# Any locals out there rolling Book 2 ???



## mr hands (Sep 15, 2013)

Looking to relo.

Have EPRI B I&C cert.

Members in good standing, roll call! Post a reply brothers, :thumbup:


----------



## sdsparkyibew (Dec 10, 2012)

426 sioux falls sd pm me for recorder num


----------



## Turkey Steve (Jun 21, 2013)

mr hands said:


> Looking to relo.
> 
> Have EPRI B I&C cert.
> 
> Members in good standing, roll call! Post a reply brothers, :thumbup:


I'll bet you'll love SD..:thumbup:


----------



## FrunkSlammer (Aug 31, 2013)

Turkey Steve said:


> I'll bet you'll love SD..:thumbup:


These guys look pretty happy...










Well.... nm.


----------



## Turkey Steve (Jun 21, 2013)

FrunkSlammer said:


> These guys look pretty happy...
> 
> 
> 
> ...


Lincoln could use a hair cut...:laughing:


----------



## blueheels2 (Apr 22, 2009)

Charleston SC just picked up a guy I know.


----------



## sparky970 (Mar 19, 2008)

Local 48


----------



## Ozzy1990 (Jan 24, 2013)

blueheels2 said:


> Charleston SC just picked up a guy I know.


LOTS of work here at google.


----------



## sdsparkyibew (Dec 10, 2012)

Ozzy are you at the omaha google project


----------



## Ozzy1990 (Jan 24, 2013)

sdsparkyibew said:


> Ozzy are you at the omaha google project


no:001_huh:


----------



## sdsparkyibew (Dec 10, 2012)

Big google data center 6-7 year gig in omaha 400+ plus bodies we r building a google balloon plant here fly WAPS over 3rd world countries providing free internet access


----------



## rufusTfirefly (Jul 19, 2013)

584 in Tulsa has a good outlook, seems like Book 1 is a walk through right now.
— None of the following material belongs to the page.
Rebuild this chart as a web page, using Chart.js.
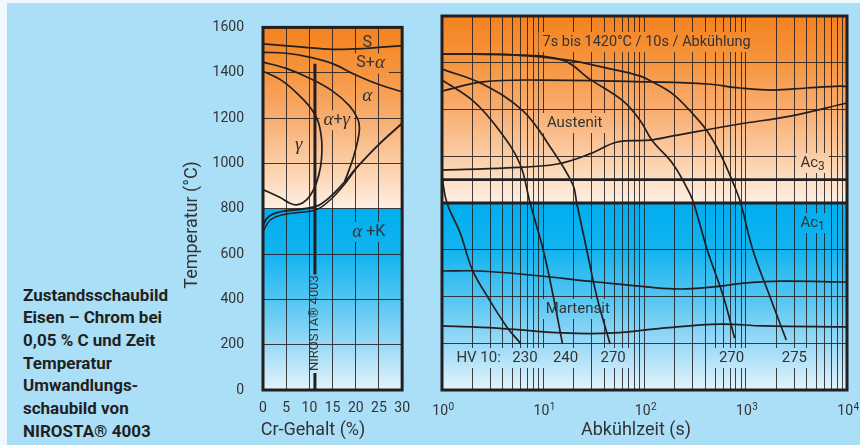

Might give them a look, JW wage is 26.04


----------



## Southeast Power (Jan 18, 2009)

My brother went out of Atlanta to a paper mill job in Eufaula, Alabama last week.


----------



## Southeast Power (Jan 18, 2009)

sdsparkyibew said:


> Big google data center 6-7 year gig in omaha 400+ plus bodies we r building a google balloon plant here fly WAPS over 3rd world countries providing free internet access


Cool, I read about Google deploying some of those in rural New Zealand.
They are too high to see and cover quite a bit of area.


----------



## mr hands (Sep 15, 2013)

Hopefully we can get some african and indian electricians up in here now that google will have planetwide coverage.


----------



## uconduit (Jun 6, 2012)

mr hands said:


> Hopefully we can get some african and indian electricians up in here now that google will have planetwide coverage.


And sparkies from 3rd world countries can show us their skillz....


----------